Two tribes go to war over claims to Indian territory

Will Native Americans be driven from their homes? Tim Cornwell reports from Tuba City Navajo Reservation

A favourite story among the Navajo Indians tells of when an elderly shepherd from their tribe encountered United States astronauts training for a lunar landing. They asked if he had any message for the inhabitants of the Moon. "Be careful," he whispered into the offered tape recorder. "They will steal your land."

Since the Sixties, Nasa staff have indeed conducted training exercises on the Navajo reservation, a huge expanse of desolate high desert in Arizona. And the land, and its ownership, is once again proving a deeply divisive issue.

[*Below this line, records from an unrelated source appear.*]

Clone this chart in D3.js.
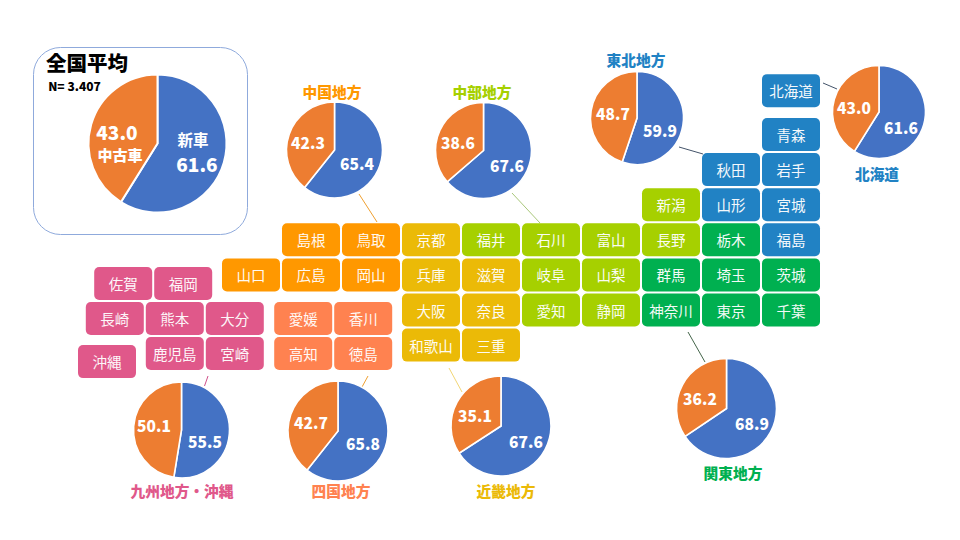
<!DOCTYPE html>
<html>
<head>
<meta charset="utf-8">
<script src="https://cdn.jsdelivr.net/npm/d3@7"></script>
<style>
  html, body { margin: 0; padding: 0; background: #fff; }
  svg { display: block; }
  text { font-family: "Noto Sans CJK JP", sans-serif; text-anchor: middle; dominant-baseline: central; }
</style>
</head>
<body>
<svg id="chart" width="960" height="540"></svg>
<script>
// values
var regionNames = ["全国平均", "北海道", "東北地方", "関東地方", "中部地方", "近畿地方", "中国地方", "四国地方", "九州地方・沖縄"];
var newCar = [61.6, 61.6, 59.9, 68.9, 67.6, 67.6, 65.4, 65.8, 55.5];
var usedCar = [43.0, 43.0, 48.7, 36.2, 38.6, 35.1, 42.3, 42.7, 50.1];

var hokkaidoTiles = ["北海道"];
var tohokuTiles = ["青森", "秋田", "岩手", "山形", "宮城", "福島"];
var kantoTiles = ["栃木", "群馬", "埼玉", "茨城", "神奈川", "東京", "千葉"];
var chubuTiles = ["新潟", "福井", "石川", "富山", "長野", "岐阜", "山梨", "愛知", "静岡"];
var kinkiTiles = ["京都", "兵庫", "滋賀", "大阪", "奈良", "和歌山", "三重"];
var chugokuTiles = ["島根", "鳥取", "山口", "広島", "岡山"];
var shikokuTiles = ["愛媛", "香川", "高知", "徳島"];
var kyushuTiles = ["佐賀", "福岡", "長崎", "熊本", "大分", "鹿児島", "宮崎", "沖縄"];

// page layout, same order as regionNames
var pieSpots = [
  { x: 157.5, y: 143.5, r: 69, newAt: [197, 163], usedAt: [117, 131], titleAt: [87, 62] },
  { x: 879, y: 112, r: 46.5, newAt: [901, 127], usedAt: [854, 107], titleAt: [877, 173], line: [823, 83, 837, 89] },
  { x: 637, y: 118, r: 46.5, newAt: [660, 130], usedAt: [613, 113], titleAt: [636, 59], line: [679, 147, 703, 154] },
  { x: 726.5, y: 408.5, r: 50, newAt: [752, 423], usedAt: [700, 398], titleAt: [733, 472], line: [688, 332, 705, 362] },
  { x: 483.5, y: 150.5, r: 48, newAt: [507, 165], usedAt: [458, 142], titleAt: [482, 91], line: [512, 193, 540, 223] },
  { x: 501, y: 426, r: 50, newAt: [526, 441], usedAt: [475, 415], titleAt: [506, 490], line: [449, 368, 462, 392] },
  { x: 334.5, y: 150, r: 48, newAt: [357, 163], usedAt: [308, 142], titleAt: [332, 91], line: [359, 194, 377, 222] },
  { x: 338, y: 431, r: 50, newAt: [363, 443], usedAt: [311, 422], titleAt: [341, 490], line: [368, 376, 362, 387] },
  { x: 181.5, y: 430, r: 48, newAt: [205, 441], usedAt: [154, 425], titleAt: [182, 490], line: [208, 376, 204.5, 386] }
];

// tile positions on the map grid, [column, row]
var tileGroups = [
  { names: hokkaidoTiles, color: "#2182C4", cells: [[9, -1.25]] },
  { names: tohokuTiles, color: "#2182C4", cells: [[9, 0], [8, 1], [9, 1], [8, 2], [9, 2], [9, 3]] },
  { names: kantoTiles, color: "#00B050", cells: [[8, 3], [7, 4], [8, 4], [9, 4], [7, 5], [8, 5], [9, 5]] },
  { names: chubuTiles, color: "#A6D000", cells: [[7, 2], [4, 3], [5, 3], [6, 3], [7, 3], [5, 4], [6, 4], [5, 5], [6, 5]] },
  { names: kinkiTiles, color: "#EBBA07", cells: [[3, 3], [3, 4], [4, 4], [3, 5], [4, 5], [3, 6], [4, 6]] },
  { names: chugokuTiles, color: "#FF9800", cells: [[1, 3], [2, 3], [0, 4], [1, 4], [2, 4]] },
  { names: shikokuTiles, color: "#FF8250", cells: [[0.87, 5.24], [1.87, 5.24], [0.87, 6.24], [1.87, 6.24]] },
  { names: kyushuTiles, color: "#E0588A", cells: [[-2.13, 4.245], [-1.13, 4.245], [-2.27, 5.24], [-1.27, 5.24], [-0.27, 5.24], [-1.27, 6.24], [-0.27, 6.24], [-2.4, 6.47]] }
];
var titleColors = ["#000", "#2182C4", "#2182C4", "#00B050", "#A6D000", "#EBBA07", "#FF9800", "#FF8250", "#E0588A"];
var lineColors = [null, "#44546A", "#44546A", "#44654A", "#A9C77A", "#F2D675", "#F0A030", "#F0A030", "#D0508A"];

var svg = d3.select("#chart");
var tileW = 58, tileH = 33;

var xGrid = d3.scaleLinear().domain([0, 1]).range([222, 282]);
var yGrid = d3.scaleLinear().domain([0, 1]).range([118, 153.1]);

// the box around the national pie
svg.append("rect")
  .attr("x", 33.5).attr("y", 47.5)
  .attr("width", 214).attr("height", 187)
  .attr("rx", 27)
  .attr("fill", "#fff")
  .attr("stroke", "#8FAADC")
  .attr("stroke-width", 1);

tileGroups.forEach((group) => {
  var tile = svg.append("g").selectAll("g")
    .data(group.names)
    .enter().append("g")
    .attr("transform", (d, i) => "translate(" + xGrid(group.cells[i][0]) + "," + yGrid(group.cells[i][1]) + ")");

  tile.append("rect")
    .attr("width", tileW).attr("height", tileH)
    .attr("rx", 5)
    .attr("fill", group.color);

  tile.append("text")
    .attr("x", tileW / 2).attr("y", tileH / 2)
    .attr("fill", "#fff")
    .attr("font-size", 14.5)
    .attr("font-weight", 400)
    .attr("opacity", 0.95)
    .text(d => d);
});

var pie = d3.pie().sort(null).value(d => d);

regionNames.forEach((name, i) => {
  var spot = pieSpots[i];
  var isTotal = i === 0;
  var arc = d3.arc().innerRadius(0).outerRadius(spot.r);

  if (spot.line) {
    svg.append("line")
      .attr("x1", spot.line[0]).attr("y1", spot.line[1])
      .attr("x2", spot.line[2]).attr("y2", spot.line[3])
      .attr("stroke", lineColors[i])
      .attr("stroke-width", 1);
  }

  svg.append("g")
    .attr("transform", "translate(" + spot.x + "," + spot.y + ")")
    .selectAll("path")
    .data(pie([newCar[i], usedCar[i]]))
    .enter().append("path")
    .attr("d", arc)
    .attr("fill", (d, j) => j === 0 ? "#4472C4" : "#ED7D31")
    .attr("stroke", "#fff")
    .attr("stroke-width", isTotal ? 2 : 1.6);

  var numberSize = isTotal ? 19 : 15.5;
  svg.append("text")
    .attr("x", spot.newAt[0]).attr("y", spot.newAt[1])
    .attr("fill", "#fff").attr("font-size", numberSize).attr("font-weight", 900)
    .text(newCar[i].toFixed(1));
  svg.append("text")
    .attr("x", spot.usedAt[0]).attr("y", spot.usedAt[1])
    .attr("fill", "#fff").attr("font-size", numberSize).attr("font-weight", 900)
    .text(usedCar[i].toFixed(1));

  svg.append("text")
    .attr("x", spot.titleAt[0]).attr("y", spot.titleAt[1])
    .attr("fill", titleColors[i])
    .attr("font-size", isTotal ? 20.5 : 14.7)
    .attr("font-weight", 900)
    .text(name);
});

// national pie extras
svg.append("text")
  .attr("x", 193).attr("y", 139)
  .attr("fill", "#fff").attr("font-size", 15.5).attr("font-weight", 700)
  .text("新車");
svg.append("text")
  .attr("x", 120).attr("y", 154)
  .attr("fill", "#fff").attr("font-size", 15).attr("font-weight", 900)
  .text("中古車");
svg.append("text")
  .attr("x", 74.5).attr("y", 85)
  .attr("fill", "#000").attr("font-size", 12).attr("font-weight", 900)
  .text("N= 3.407");
</script>
</body>
</html>
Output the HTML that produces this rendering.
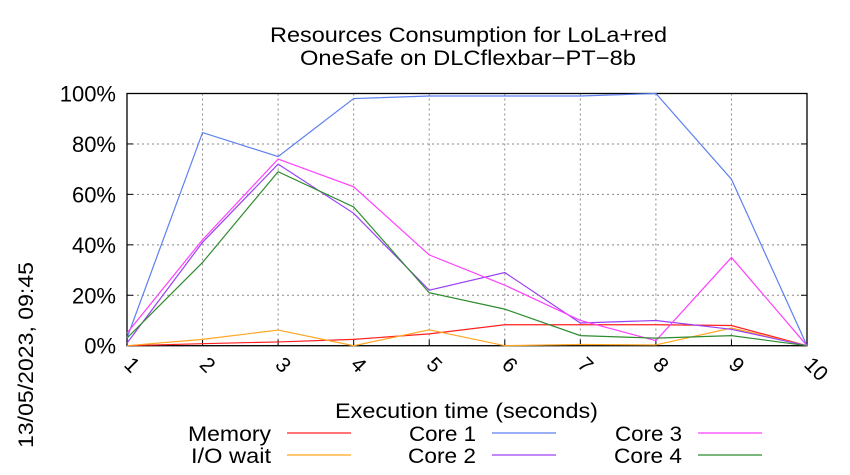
<!DOCTYPE html>
<html><head><meta charset="utf-8"><style>
html,body{margin:0;padding:0;background:#fff;}
svg{display:block;font-family:"Liberation Sans",sans-serif;}
</style></head><body>
<svg id="chart" width="850" height="475" viewBox="0 0 850 475">
<text x="270" y="42" textLength="397" lengthAdjust="spacingAndGlyphs" font-size="21">Resources Consumption for LoLa+red</text>
<text x="300" y="65" textLength="336" lengthAdjust="spacingAndGlyphs" font-size="21">OneSafe on DLCflexbar−PT−8b</text>
<text transform="translate(33,448) rotate(-90)" font-size="21" textLength="186" lengthAdjust="spacingAndGlyphs">13/05/2023, 09:45</text>
<text x="335" y="418" textLength="263" lengthAdjust="spacingAndGlyphs" font-size="21">Execution time (seconds)</text>
<g id="grid"></g><g id="axes"></g><g id="series"></g><g id="legend"></g>
</svg>
<script>
const xCategories = [1,2,3,4,5,6,7,8,9,10];
const yTicks = [0,20,40,60,80,100];
const yTickLabels = ["0%","20%","40%","60%","80%","100%"];
const memory = [0,0.8,1.5,2.5,4.7,8.3,8.3,8.3,8,0];
const ioWait = [0,2.5,6.2,0,6.3,0,0.5,0.3,7,0];
const core1 = [3,84.5,75,98,99,99,99,100,66,0];
const core2 = [1,41,72,52.5,22,29,9,10,6.5,0];
const core3 = [5,42,74,63,36,24,10,2,35,0];
const core4 = [3,33,69,55,21,14.5,4,3,4,0];
const seriesNames = ["Memory","I/O wait","Core 1","Core 2","Core 3","Core 4"];
const seriesColors = ["#ff2020","#ffa520","#5c80f0","#9a40f5","#ff40ff","#2e8b2e"];
const seriesData = [memory,ioWait,core1,core2,core3,core4];

const NS="http://www.w3.org/2000/svg";
const L=127,R=807,T=93.5,B=345.7;
const xs=v=>L+(v-1)*(R-L)/9;
const ys=v=>B-v*(B-T)/100;
function mk(tag,attrs,parent,text){const e=document.createElementNS(NS,tag);for(const k in attrs)e.setAttribute(k,attrs[k]);if(text!==undefined)e.textContent=text;parent.appendChild(e);return e;}
const grid=document.getElementById('grid'),axes=document.getElementById('axes'),ser=document.getElementById('series'),leg=document.getElementById('legend');

yTicks.forEach((t,i)=>{
  const g=mk('line',{x1:L,x2:R,y1:ys(t),y2:ys(t),stroke:'#888','stroke-dasharray':'2,3','stroke-width':1},grid);
  
  
  const tk=mk('text',{x:L-11,y:ys(t)+8,'text-anchor':'end','font-size':22},axes,yTickLabels[i]);
  
  
  mk('line',{x1:L,x2:L+6,y1:ys(t),y2:ys(t),stroke:'#000'},axes);
  mk('line',{x1:R,x2:R-6,y1:ys(t),y2:ys(t),stroke:'#000'},axes);
});
xCategories.forEach(c=>{
  const x=xs(c);
  const g=mk('line',{x1:x,x2:x,y1:T,y2:B,stroke:'#888','stroke-dasharray':'2,3','stroke-width':1},grid);
  
  
  mk('line',{x1:x,x2:x,y1:B,y2:B-6,stroke:'#000'},axes);
  const tk=mk('text',{transform:`translate(${x-4},${B+20}) rotate(45)`,'font-size':21},axes,String(c));
  
  
});
const frame=mk('rect',{x:L,y:T,width:R-L,height:B-T,fill:'none',stroke:'#000','stroke-width':1.3},axes);



seriesData.forEach((d,i)=>{
  const p=mk('polyline',{points:d.map((v,j)=>xs(xCategories[j])+','+ys(v)).join(' '),fill:'none',stroke:seriesColors[i],'stroke-width':1.2},ser);
  
  
});

const legCols=[[271,287],[476,492],[682,698]];
const legRows=[441,463];
const legWidths=[83,80,67,68,67,68];
const legOrder=[[0,0,0],[1,0,1],[2,1,0],[3,1,1],[4,2,0],[5,2,1]];
legOrder.forEach(([si,c,r])=>{
  const t=mk('text',{x:legCols[c][0]-legWidths[si],y:legRows[r],textLength:legWidths[si],lengthAdjust:'spacingAndGlyphs','font-size':21},leg,seriesNames[si]);
  
  
  const l=mk('line',{x1:legCols[c][1],x2:legCols[c][1]+64,y1:legRows[r]-8,y2:legRows[r]-8,stroke:seriesColors[si],'stroke-width':1.2},leg);
  
  
});
</script>
</body></html>
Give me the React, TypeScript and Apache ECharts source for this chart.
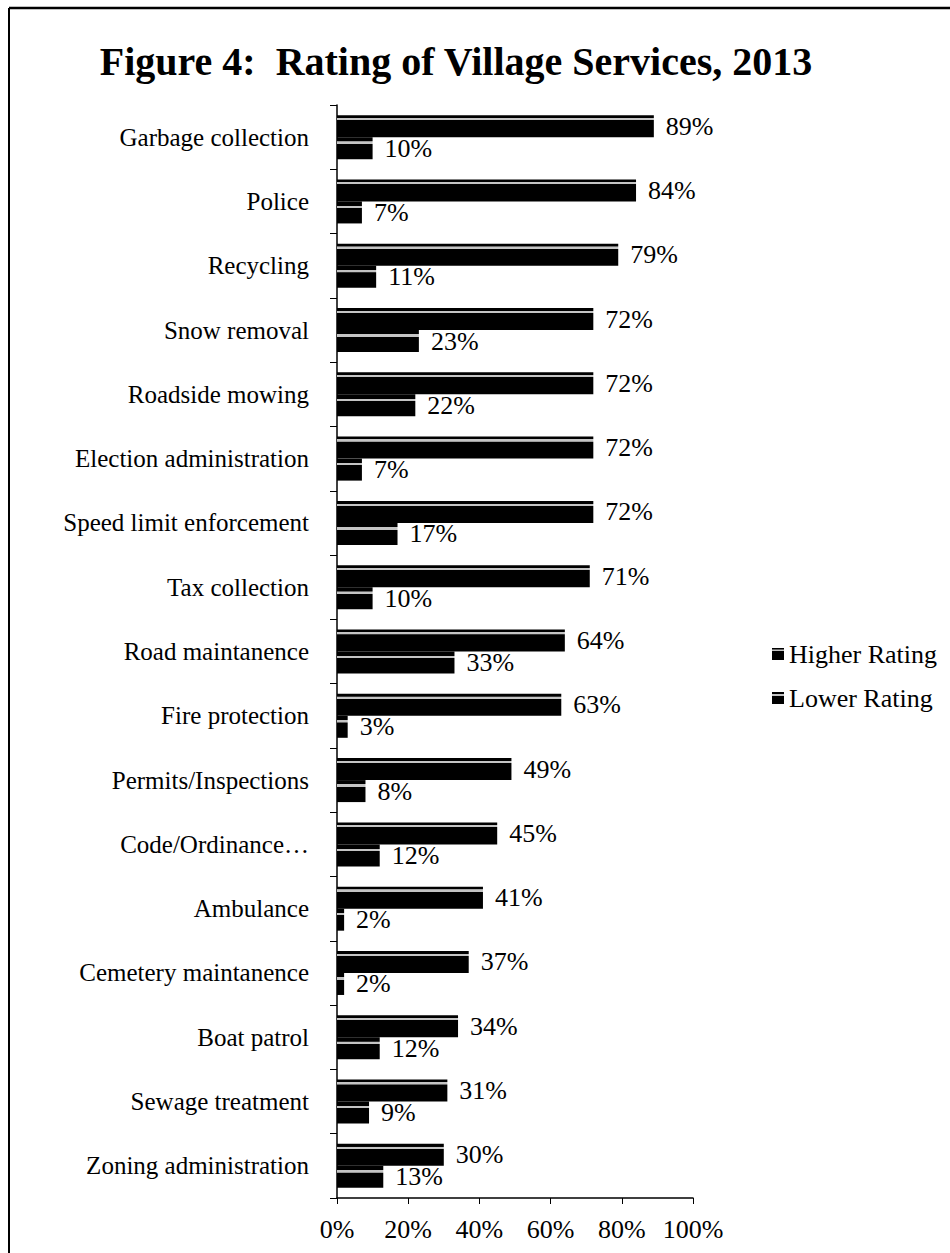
import React, { useEffect, useRef } from "react";
import * as echarts from "echarts";

const categories = [
  "Garbage collection",
  "Police",
  "Recycling",
  "Snow removal",
  "Roadside mowing",
  "Election administration",
  "Speed limit enforcement",
  "Tax collection",
  "Road maintanence",
  "Fire protection",
  "Permits/Inspections",
  "Code/Ordinance…",
  "Ambulance",
  "Cemetery maintanence",
  "Boat patrol",
  "Sewage treatment",
  "Zoning administration",
];

const higherRating = [89, 84, 79, 72, 72, 72, 72, 71, 64, 63, 49, 45, 41, 37, 34, 31, 30];
const lowerRating = [10, 7, 11, 23, 22, 7, 17, 10, 33, 3, 8, 12, 2, 2, 12, 9, 13];

const xTicks = [0, 20, 40, 60, 80, 100];

const FONT = "'Liberation Serif', 'Times New Roman', serif";

// black bar with a pale bevel stripe near its top edge
const bevelFill = (stripeTop: number, stripeBottom: number) =>
  new echarts.graphic.LinearGradient(0, 0, 0, 1, [
    { offset: 0, color: "#000" },
    { offset: stripeTop - 0.01, color: "#000" },
    { offset: stripeTop, color: "#c4c4c4" },
    { offset: stripeBottom, color: "#c4c4c4" },
    { offset: stripeBottom + 0.01, color: "#000" },
    { offset: 1, color: "#000" },
  ]);

export default function App() {
  const ref = useRef<HTMLDivElement>(null);

  useEffect(() => {
    document.body.style.margin = "0";
    if (!ref.current) return;
    const chart = echarts.init(ref.current, null, { renderer: "svg" });

    const labelStyle = {
      show: true,
      position: "right" as const,
      distance: 12,
      fontFamily: FONT,
      fontSize: 26,
      color: "#000",
      formatter: (p: any) => `${p.value}%`,
    };

    chart.setOption({
      animation: false,
      backgroundColor: "#fff",
      textStyle: { fontFamily: FONT },
      title: {
        text: "Figure 4:  Rating of Village Services, 2013",
        left: 451,
        textAlign: "center",
        top: 36,
        textStyle: {
          fontFamily: FONT,
          fontWeight: "bold",
          fontSize: 40,
          color: "#000",
        },
      },
      legend: {
        orient: "vertical",
        left: 767,
        top: 636,
        itemWidth: 12,
        itemHeight: 12,
        itemGap: 18,
        icon: "rect",
        textStyle: { fontFamily: FONT, fontSize: 26, color: "#000" },
        data: ["Higher Rating", "Lower Rating"],
      },
      grid: { left: 337, right: 257, top: 105, bottom: 55, containLabel: false },
      xAxis: {
        type: "value",
        min: 0,
        max: 100,
        interval: 20,
        axisLine: { show: true, lineStyle: { color: "#000", width: 1.5 } },
        axisTick: { show: true, length: 6, lineStyle: { color: "#000" } },
        splitLine: { show: false },
        axisLabel: {
          margin: 18,
          fontFamily: FONT,
          fontSize: 26,
          color: "#000",
          formatter: (v: number) => (xTicks.includes(v) ? `${v}%` : ""),
        },
      },
      yAxis: {
        type: "category",
        inverse: true,
        data: categories,
        axisLine: { show: true, lineStyle: { color: "#000", width: 1.5 } },
        axisTick: { show: true, length: 7, lineStyle: { color: "#000" } },
        axisLabel: {
          margin: 28,
          fontFamily: FONT,
          fontSize: 25,
          color: "#000",
        },
      },
      series: [
        {
          name: "Higher Rating",
          type: "bar",
          data: higherRating,
          barWidth: 22,
          barGap: "0%",
          itemStyle: { color: bevelFill(0.13, 0.22) },
          label: labelStyle,
        },
        {
          name: "Lower Rating",
          type: "bar",
          data: lowerRating,
          barWidth: 22,
          barGap: "0%",
          itemStyle: { color: bevelFill(0.2, 0.3) },
          label: labelStyle,
        },
      ],
      graphic: [
        {
          type: "line",
          shape: { x1: 9, y1: 8, x2: 950, y2: 8 },
          style: { stroke: "#000", lineWidth: 2.5 },
        },
        {
          type: "line",
          shape: { x1: 9, y1: 8, x2: 9, y2: 1253 },
          style: { stroke: "#000", lineWidth: 2 },
        },
      ],
    });

    return () => chart.dispose();
  }, []);

  return <div ref={ref} style={{ width: 950, height: 1253 }} />;
}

About 250 Navajo families face eviction next month. They farm sheep in an area formally declared part of the Hopi Indian reservation, in a tangled border dispute between the two tribes and the US government dating back a century. Under a deal signed by President Bill Clinton last year, the families can stay if they sign 75-year leases with the Hopi by 31 March. But most have apparently refused, threatening Washington with the embarrassing spectacle of native Americans being driven from their homes once again.

The rights and wrongs of this latest Indian skirmish are cloudy. Hopi leaders complain of "Navajo squatters", and say their patience is running out. Some Navajos have urged their fellow tribal members to "lease or leave". The Navajo Nation President, Albert Hale, first backed the settlement, but is wavering under charges of a sell-out. The Navajo Nation Council recently voted unanimously against it.

"How many times do you do wrong to people?" asked Mae Washington, a social worker at a Navajo boarding school in Tuba City, on the eastern half of the Navajo reservation. Her 62-year-old mother is among the hold-outs. For people such as Mrs Washington, the episode simply caps decades of mistreatment. She said of her mother: "She is going to sit there. They can throw her over the fence, and they can kill her. My question is, is this America, is this where it is at?"

Armed with a network of cell phones and an Internet site, Indian activists are encouraging volunteers to join the "resisters", as they are known. Several Europeans - including at least one Briton - have reportedly joined the Navajo families.

The roots of the dispute run back to 1882, 20 years after the US cavalry led by Kit Carson broke the Navajos with a bitter scorched-earth campaign, and eight years before the battle of Wounded Knee ended the Indian wars. US President Chester Arthur granted 2.4 million acres in northern Arizona to the Hopis and "other Indians". The Navajos became the dominant people on the land.

In 1974 the US Congress finally passed legislation to divide the reservation between the two tribes. The Navajos got the lion's share, with 110,000 people living on 26,000 square miles today, as opposed to the Hopis' 10,000 members on 2,300 square miles. But in the last 20 years, more than 11,000 Navajos have been moved from Hopi land. While the US government paid more than $300m to buy new homes and relocate them, many families failed to adapt, it is said. Allegedly, some lost their property because they failed to understand electricity bills and property taxes, others were given polluted land.

The 1,200 Navajos who have hung on say the leases would put their lives under control of outsiders, and accuse the Hopis of being chiefly interested in vast coal deposits said to lie below their ranches. Some have hinted at armed resistance.

The Navajo have a history as nomadic shepherds, and claim a spiritual relationship with the land. Mother Earth, they say, can be owned by no one. The Hopi are traditionally a more settled people. "Many people come around and tell us to go, but we say no," Alvin Clinton, a Navajo medicine man, told the Gallup Independent, a local newspaper. "We stay here because this is our way of life."